Members of AntAC, writing for Ekonomichna Pravda, point out that while the prosecutor’s office empowered by the Constitution to represent the state’s interests in court, it is by no means the only body that can represent the state. In this case, NABU was empowered merely to apply to the court for a deal to be cancelled, and in cases clearly stipulated by legislation.  They are hardly usurping the prosecutor’s role, when a very narrow number of cases is involved.

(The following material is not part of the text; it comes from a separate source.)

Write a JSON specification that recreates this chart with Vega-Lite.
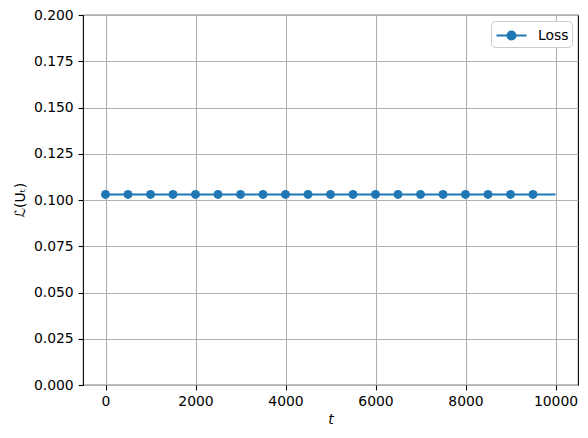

AntAC also points out that CCU has effectively taken on the role of cassation body in a private dispute, one that they contend directly contradicts the Court’s refusal to initiate proceedings in an analogous case in February 2019.  On that occasion, the submission was made by Ukrnafta, and CCU refused to consider it since the applicant was disputing court rulings, with this not being grounds for declaring a norm unconstitutional.

Here, they have found it does provide grounds.

AntAC points out that this is “the second CCU judgement which severely and unwarrantedly reduces the powers and possibilities of NAB, the only law enforcement body in the years of Ukraine’s independence which has been able to investigate corrupt dealings and get cases involving current high-ranking officials to the court”.

On 26 February 2019, CCU  declared unconstitutional Article 368-2 of Ukraine’s Criminal Code which imposed criminal liability for “the obtaining by an individual carrying out functions of state or local self-government of significant assets, where it had not been proven that these were lawfully obtained”, i.e. illicit enrichment.  Importantly, the norm also envisaged liability where the official has handed over the ownership to another individual, with this a standard method of concealing illicit profits.

In its statement then, NABU asserted that the removal of criminal liability for illicit enrichment which followed from the CCU judgement would enable officials to carry out corruption offences with impunity. It called the move politically motivated and in contravention of the commitments which Ukraine gave in ratifying the UN Convention against Corruption, as well as in breach of its agreements with the International Monetary Fund and EU.